BWW Review: A PROMENADE OF SHORTS at Holden Street Theatres Reviewed by Barry Lenny, Thursday 22nd October 2020.

A few efforts have recently been made to get the Performing Arts back into action in South Australia and Red Phoenix is one of those companies, presenting A Promenade of Shorts. It is a mixed bag of goodies, a smorgasbord of theatrical titbits, performed in three spaces.

People in this Australian state were smart enough to follow all of the safety measures advised by medical authorities and the State Government and so we were quick to bring the effects of COVID-19 under control. Although we are not yet completely back to normal, we are in a far better situation than many places around the world, but there is still a range of restrictions in place.
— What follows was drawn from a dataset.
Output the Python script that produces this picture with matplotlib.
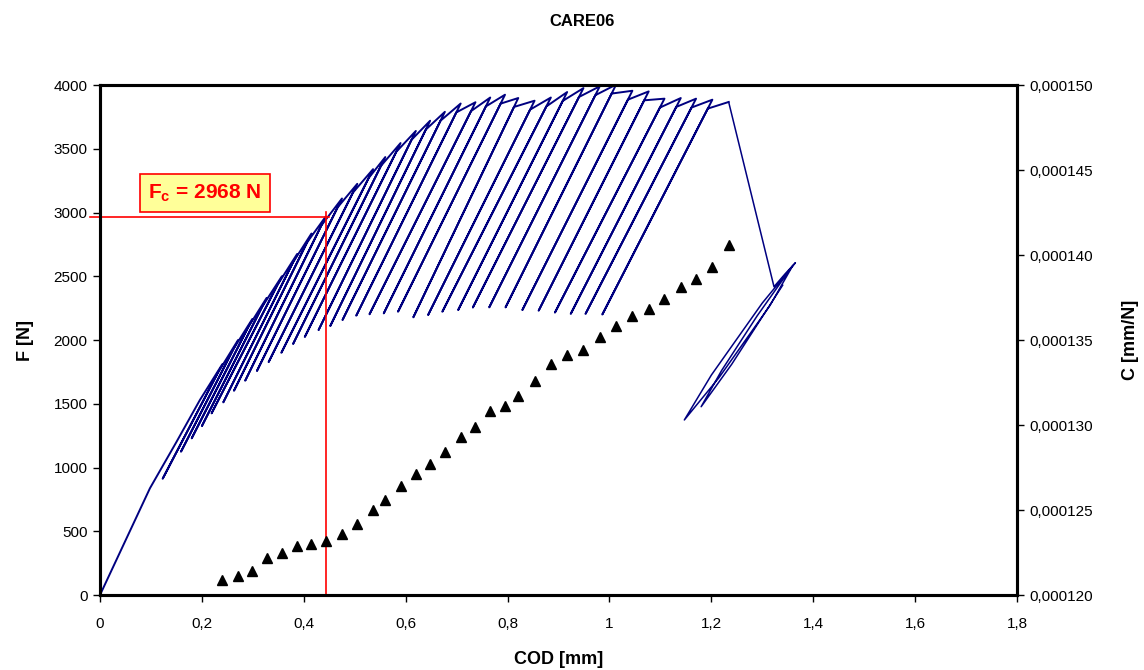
import matplotlib
matplotlib.use("Agg")
import matplotlib.pyplot as plt
from matplotlib.ticker import FuncFormatter, MultipleLocator

plt.rcParams['font.family'] = ['Liberation Sans', 'DejaVu Sans']
plt.rcParams['mathtext.fontset'] = 'custom'
plt.rcParams['mathtext.rm'] = 'Liberation Sans'
plt.rcParams['mathtext.bf'] = 'Liberation Sans:bold'

# ---------------- data ----------------
# initial loading branch before the first unloading
lead_cod = [0.0, 0.098, 0.150, 0.196]
lead_f = [0, 837, 1200, 1529]

# peaks of the load/unload cycles (COD [mm], F [N])
peak_cod = [0.240, 0.271, 0.299, 0.327, 0.357, 0.387, 0.415, 0.443, 0.475, 0.505,
            0.536, 0.560, 0.590, 0.620, 0.648, 0.677, 0.708, 0.737, 0.766, 0.795,
            0.821, 0.853, 0.885, 0.917, 0.949, 0.981, 1.013, 1.045, 1.077, 1.108,
            1.140, 1.170, 1.202, 1.234]
peak_f = [1810, 2000, 2165, 2330, 2500, 2675, 2835, 2968, 3110, 3225,
          3340, 3435, 3545, 3640, 3720, 3790, 3855, 3865, 3902, 3924,
          3898, 3877, 3902, 3945, 3976, 3990, 4003, 3955, 3950, 3893,
          3898, 3893, 3885, 3867]

# unloading minima (valleys) of cycles 1..33
valley_cod = [0.123, 0.159, 0.180, 0.200, 0.219, 0.242, 0.263, 0.285, 0.308, 0.331,
              0.356, 0.379, 0.402, 0.429, 0.452, 0.476, 0.503, 0.529, 0.557, 0.585,
              0.615, 0.644, 0.672, 0.703, 0.732, 0.764, 0.796, 0.829, 0.861, 0.893,
              0.924, 0.953, 0.986]
valley_f = [912, 1124, 1229, 1325, 1425, 1511, 1602, 1681, 1757, 1827,
            1900, 1969, 2024, 2078, 2110, 2157, 2191, 2202, 2209, 2222,
            2178, 2196, 2222, 2235, 2256, 2256, 2256, 2235, 2230, 2215,
            2205, 2205, 2200]

# load drop below each peak where the reloading rejoins the envelope [N]
hook_drop = 70

# final drop and the two small loops at the end of the test
tail_cod = [1.323, 1.345, 1.365, 1.300, 1.200, 1.147, 1.215, 1.315, 1.360,
            1.290, 1.220, 1.180, 1.240, 1.340]
tail_f = [2418, 2520, 2606, 2290, 1725, 1373, 1705, 2270, 2585,
          2190, 1760, 1477, 1810, 2430]

# compliance (triangles)
c_cod = [0.240, 0.271, 0.299, 0.327, 0.357, 0.387, 0.415, 0.443, 0.475, 0.505,
         0.536, 0.560, 0.590, 0.620, 0.648, 0.677, 0.708, 0.737, 0.766, 0.795,
         0.821, 0.853, 0.885, 0.917, 0.949, 0.981, 1.013, 1.045, 1.077, 1.108,
         1.140, 1.170, 1.202, 1.234]
c_val = [0.0001209, 0.0001211, 0.0001214, 0.0001222, 0.0001225, 0.0001229, 0.0001230,
         0.0001232, 0.0001236, 0.0001242, 0.0001250, 0.0001256, 0.0001264, 0.0001271,
         0.0001277, 0.0001284, 0.0001293, 0.0001299, 0.0001308, 0.0001311, 0.0001317,
         0.0001326, 0.0001336, 0.0001341, 0.0001344, 0.0001352, 0.0001358, 0.0001364,
         0.0001368, 0.0001374, 0.0001381, 0.0001386, 0.0001393, 0.0001406]

fc_cod = 0.443
fc_value = 2968

x_ticks = [0.0, 0.2, 0.4, 0.6, 0.8, 1.0, 1.2, 1.4, 1.6, 1.8]
# ----------------------------------------------------------------

# build the load-COD path
xs = list(lead_cod)
fs = list(lead_f)
for i in range(len(peak_cod)):
    xs.append(peak_cod[i]); fs.append(peak_f[i])
    if i < len(valley_cod):
        xs.append(valley_cod[i]); fs.append(valley_f[i])
        ftop = peak_f[i] - hook_drop
        t = (ftop - valley_f[i]) / (peak_f[i] - valley_f[i])
        xs.append(valley_cod[i] + t * (peak_cod[i] - valley_cod[i])); fs.append(ftop)

fig = plt.figure(figsize=(11.44, 6.70), dpi=100)
ax = fig.add_axes([0.0874, 0.1119, 0.8016, 0.7612])
ax2 = ax.twinx()

ax.plot(xs, fs, color='#000080', lw=1.4, zorder=3)
ax.plot([peak_cod[-1]] + tail_cod, [peak_f[-1]] + tail_f, color='#000080', lw=1.1, zorder=3)

ax2.plot(c_cod, c_val, linestyle='none', marker='^', color='black', markersize=7)

ax.set_xlim(0, 1.8)
ax.set_ylim(0, 4000)
ax2.set_ylim(0.000120, 0.000150)

ax.set_xticks(x_ticks)
ax.yaxis.set_major_locator(MultipleLocator(500))
ax2.yaxis.set_major_locator(MultipleLocator(0.000005))

ax.xaxis.set_major_formatter(FuncFormatter(lambda v, p: f'{v:g}'.replace('.', ',')))
ax.yaxis.set_major_formatter(FuncFormatter(lambda v, p: f'{v:.0f}'))
ax2.yaxis.set_major_formatter(FuncFormatter(lambda v, p: f'{v:.6f}'.replace('.', ',')))

for a in (ax, ax2):
    a.tick_params(direction='out', length=5, width=1, labelsize=11, pad=4)
    for s in a.spines.values():
        s.set_linewidth(2.2)
        s.set_color('black')
ax.tick_params(axis='x', pad=11)

# Fc annotation
ax.plot([-0.02, fc_cod + 0.006], [fc_value, fc_value], color='red', lw=1.2, clip_on=False, zorder=4)
ax.plot([fc_cod, fc_cod], [0, fc_value + 40], color='red', lw=1.2, zorder=4)
ax.text(0.206, 3153, r'$\mathbf{F_c}$ = 2968 N', color='red', fontsize=15, fontweight='bold',
        ha='center', va='center', zorder=5,
        bbox=dict(boxstyle='square,pad=0.4', facecolor='#FFFF99', edgecolor='red', linewidth=1.2))

ax.set_xlabel('COD [mm]', fontsize=13, fontweight='bold', labelpad=14)
ax.set_ylabel('F [N]', fontsize=13, fontweight='bold', labelpad=14)
ax2.set_ylabel('C [mm/N]', fontsize=13, fontweight='bold', labelpad=21)
fig.text(582 / 1144, 1 - 22 / 670, 'CARE06', ha='center', va='center', fontsize=12, fontweight='bold')

fig.savefig('out.png', dpi=100)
Realising that limited seating rules made it economically unviable to stage a play to an audience of twenty, the Red Phoenix folk, in a stroke of sheer genius, thought, what if they had three audiences of twenty, with performances in three spaces, giving a similar number of patrons overall as a full house in the main theatre?
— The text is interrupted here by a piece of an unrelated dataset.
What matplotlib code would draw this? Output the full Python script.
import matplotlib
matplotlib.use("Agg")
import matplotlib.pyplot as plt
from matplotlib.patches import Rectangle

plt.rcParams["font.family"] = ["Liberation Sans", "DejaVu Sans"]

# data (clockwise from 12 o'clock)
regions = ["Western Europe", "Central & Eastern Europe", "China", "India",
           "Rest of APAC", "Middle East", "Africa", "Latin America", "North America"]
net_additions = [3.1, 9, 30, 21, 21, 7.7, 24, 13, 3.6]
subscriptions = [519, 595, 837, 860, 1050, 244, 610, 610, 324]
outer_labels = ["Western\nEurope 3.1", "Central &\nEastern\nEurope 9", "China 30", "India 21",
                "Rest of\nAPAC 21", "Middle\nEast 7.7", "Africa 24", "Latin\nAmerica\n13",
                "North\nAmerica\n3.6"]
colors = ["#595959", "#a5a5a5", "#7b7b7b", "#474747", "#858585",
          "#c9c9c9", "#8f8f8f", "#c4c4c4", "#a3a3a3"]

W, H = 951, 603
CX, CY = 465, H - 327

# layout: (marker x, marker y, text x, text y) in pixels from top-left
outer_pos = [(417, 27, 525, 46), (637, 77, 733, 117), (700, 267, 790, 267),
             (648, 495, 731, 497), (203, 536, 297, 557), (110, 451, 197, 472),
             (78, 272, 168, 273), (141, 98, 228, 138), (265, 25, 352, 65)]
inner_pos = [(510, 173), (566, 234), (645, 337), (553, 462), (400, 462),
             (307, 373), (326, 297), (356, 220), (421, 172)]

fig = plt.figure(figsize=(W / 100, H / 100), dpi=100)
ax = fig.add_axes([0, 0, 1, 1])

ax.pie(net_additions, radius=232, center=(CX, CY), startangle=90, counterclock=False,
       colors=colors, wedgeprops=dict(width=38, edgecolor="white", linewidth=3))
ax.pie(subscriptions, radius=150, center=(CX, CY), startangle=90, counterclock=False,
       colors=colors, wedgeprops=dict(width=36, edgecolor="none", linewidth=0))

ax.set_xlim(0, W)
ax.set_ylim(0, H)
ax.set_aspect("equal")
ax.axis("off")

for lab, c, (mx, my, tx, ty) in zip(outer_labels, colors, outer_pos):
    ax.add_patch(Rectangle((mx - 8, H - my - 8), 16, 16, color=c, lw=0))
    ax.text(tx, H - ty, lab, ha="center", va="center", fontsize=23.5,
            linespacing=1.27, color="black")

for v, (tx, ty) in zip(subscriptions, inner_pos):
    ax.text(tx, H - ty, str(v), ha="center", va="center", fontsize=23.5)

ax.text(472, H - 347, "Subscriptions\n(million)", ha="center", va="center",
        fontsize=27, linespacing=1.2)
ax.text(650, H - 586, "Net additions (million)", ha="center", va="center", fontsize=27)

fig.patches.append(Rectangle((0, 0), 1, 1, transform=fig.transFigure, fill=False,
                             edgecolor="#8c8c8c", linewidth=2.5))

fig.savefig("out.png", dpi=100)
This was an intriguing evening, with the three audience groups promenading between the three venues, The Arch, The Studio, and the Box Bar, to see three miniature plays in each venue. Each set of three plays takes only around 30 minutes, with a brief interval between each sitting.

But wait, there's more. There were roaming performances and tour guides to fill the intervals as groups meander from one venue to another and, as the main bar/foyer is being used as a performance space, extra bars have been set up near the entrances to the other two spaces. As the publicity said, "The performances will feature comedy, drama, a puppet, a nymphomaniac librarian, free trial COVID vaccines, and the occasional death."
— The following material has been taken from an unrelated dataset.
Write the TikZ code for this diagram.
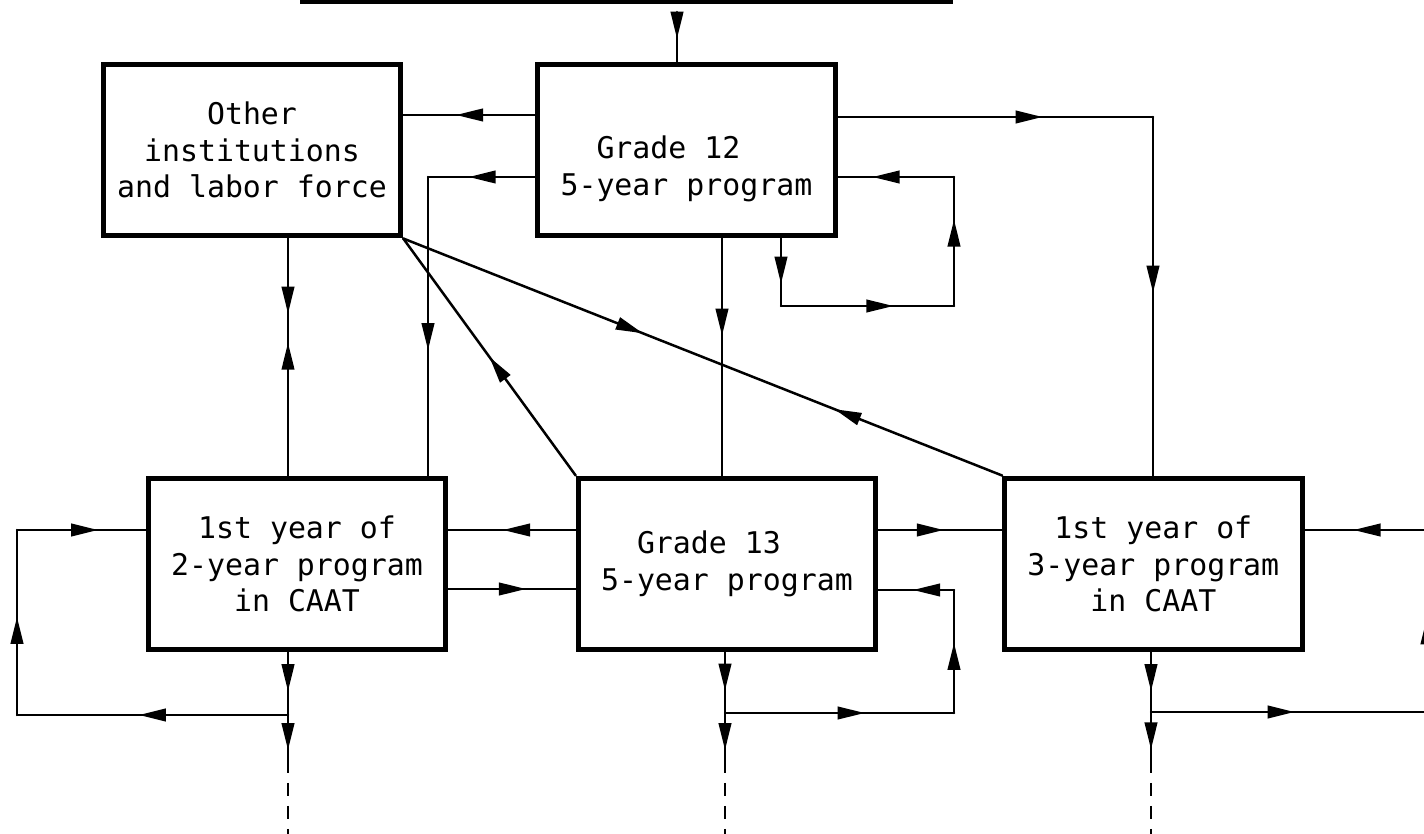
\documentclass[tikz,border=0pt]{standalone}
\usepackage{fontspec}
\setmonofont{DejaVu Sans Mono}
\usetikzlibrary{positioning,arrows.meta,decorations.markings,calc}

\begin{document}
\begin{tikzpicture}[
      x=0.02cm, y=-0.02cm,
      >={Triangle[length=0.54cm,width=0.25cm]},
      box/.style={draw,line width=0.1cm,minimum width=5.95cm,minimum height=3.44cm,inner sep=0pt,align=center,font=\ttfamily\fontsize{17}{20.8}\selectfont},
      flow/.style={line width=0.05cm,line cap=round,line join=round},
      arrowat/.style={postaction={decorate,decoration={markings,mark=at position #1 with {\arrow{>}}}}},
      cont/.style={line width=0.05cm,dash pattern=on 0.26cm off 0.2cm}
    ]
      \useasboundingbox (0,0) rectangle (1424,834);
      \node[box] (two) at (297,564) {1st year of\\2-year program\\in CAAT};
      \node[box,right=2.55cm of two] (g13) {Grade 13\hphantom{00}\\5-year program};
      \node[box,right=2.48cm of g13] (three) {1st year of\\3-year program\\in CAAT};
      \node[box] (other) at (252,150) {Other\\institutions\\and labor force};
      \node[box,right=2.64cm of other] (g12) {\rule{0pt}{1.2cm}Grade 12\hphantom{00}\\5-year program};

      \coordinate (barl) at (300,2);
      \coordinate (barr) at (953,2);
      \draw[line width=0.08cm] (barl) -- (barr);
      \coordinate (topin) at (677,12);
      \draw[flow,arrowat=0.54] (topin) -- (topin |- g12.north);

      \draw[flow,arrowat=0.6] (g12.west |- 0,115) -- (other.east |- 0,115);
      \coordinate (g12lo) at (428,177);
      \draw[flow,arrowat=0.62] (g12.west |- g12lo) -- (g12lo);
      \draw[flow,arrowat=0.58] (g12lo) -- (g12lo |- two.north);
      \coordinate (g12ro) at (1153,117);
      \draw[flow,arrowat=0.65] (g12.east |- g12ro) -- (g12ro);
      \draw[flow,arrowat=0.49] (g12ro) -- (g12ro |- three.north);

      \coordinate (lpa) at (781,306);
      \coordinate (lpb) at (954,306);
      \coordinate (lpc) at (954,177);
      \draw[flow,arrowat=0.67] (lpa |- g12.south) -- (lpa);
      \draw[flow,arrowat=0.65] (lpa) -- (lpb);
      \draw[flow,arrowat=0.67] (lpb) -- (lpc);
      \draw[flow,arrowat=0.7] (lpc) -- (g12.east |- lpc);
      \draw[flow,arrowat=0.41] (g12.south -| 722,0) -- (g13.north -| 722,0);

      \coordinate (omid) at (288,328);
      \draw[flow,arrowat=0.84] (other.south -| omid) -- (omid);
      \draw[flow,arrowat=0.9] (two.north -| omid) -- (omid);
      \draw[flow,arrowat=0.5] (g13.north west) -- (other.south east);
      \coordinate (dmid) at ($(other.south east)!0.5!(three.north west)$);
      \draw[flow,arrowat=0.8] (other.south east) -- (dmid);
      \draw[flow,arrowat=0.56] (three.north west) -- (dmid);

      \draw[flow,arrowat=0.57] (g13.west |- 0,530) -- (two.east |- 0,530);
      \draw[flow,arrowat=0.61] (two.east |- 0,589) -- (g13.west |- 0,589);
      \draw[flow,arrowat=0.53] (g13.east |- 0,530) -- (three.west |- 0,530);

      \coordinate (gb) at (725,713);
      \coordinate (gc) at (954,713);
      \coordinate (gd) at (954,590);
      \coordinate (ge) at (725,760);
      \coordinate (gf) at (725,834);
      \draw[flow,arrowat=0.63] (g13.south -| gb) -- (gb);
      \draw[flow,arrowat=0.61] (gb) -- (gc);
      \draw[flow,arrowat=0.57] (gc) -- (gd);
      \draw[flow,arrowat=0.54] (gd) -- (g13.east |- gd);
      \draw[flow,arrowat=0.79] (gb) -- (ge);
      \draw[cont] (ge) -- (gf);

      \coordinate (tb) at (288,715);
      \coordinate (tc) at (17,715);
      \coordinate (td) at (17,530);
      \coordinate (te) at (288,760);
      \coordinate (tf) at (288,834);
      \draw[flow,arrowat=0.62] (two.south -| tb) -- (tb);
      \draw[flow,arrowat=0.55] (tb) -- (tc);
      \draw[flow,arrowat=0.53] (tc) -- (td);
      \draw[flow,arrowat=0.63] (td) -- (two.west |- td);
      \draw[flow,arrowat=0.78] (tb) -- (te);
      \draw[cont] (te) -- (tf);

      \coordinate (tin) at (1427,530);
      \coordinate (hb) at (1151,712);
      \coordinate (hc) at (1427,712);
      \coordinate (he) at (1151,760);
      \coordinate (hf) at (1151,834);
      \draw[flow,arrowat=0.52] (hc) -- (tin);
      \draw[flow,arrowat=0.6] (tin) -- (three.east |- tin);
      \draw[flow,arrowat=0.65] (three.south -| hb) -- (hb);
      \draw[flow,arrowat=0.52] (hb) -- (hc);
      \draw[flow,arrowat=0.78] (hb) -- (he);
      \draw[cont] (he) -- (hf);
    \end{tikzpicture}
\end{document}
This event, in spite of the small size of each individual piece, is a major undertaking, with works directed variously by Libby Drake, Brant Eustice, Michael Eustice, and Nick Fagan. It ranged from the black comedy of Christopher Durang's The Book of Leviticus Show, to the broad comedy of Mandy Bannon's Driving Mr. Diddy, and John Moorhouse's Attack of the Killer Banana Spider, to the drama of Murphy Guyer's Loyalties. Martin Luther King's, "I have a dream", Robert Kennedy's breaking the news of King's death, and Julia Gillard's Misogyny speech are juxtaposed in a powerful presentation. King and Kennedy, in particular, remind us, tragically, that the current president is diametrically opposite to all for which they stood.

A host of Adelaide's finest are involved in the performances and acting as roving players, with Wayne Anthoney, Laura Antoniazzi, Kyla Booth, Anita Zamberlan Canala, Josh Coldwell, Pete Davies, Brant Eustice, Nick Fagan, Ruby Faith, Fahad Farooque, James Fazzalari, Tom Filsell, Brian Godfrey, Therese Hornby, Rebecca Kemp, Jasmine Leech, Sharon Malujlo, John Rosen, Nicole Rutty, Petra Schulenburg, Joanne St Clair, Tom Tassone, Stephen Tongun, Kate van der Horst, Anthony Vawser, Jean Walker, Tim Williams, and Jamie Wright.

With nine plays, across a variety of genres, there is something for everybody in this theatrical festival, and those attending on the opening night were certainly very appreciative. Bookings, apparently, have been heavy, so don't delay, book your tickets quickly, before they all go.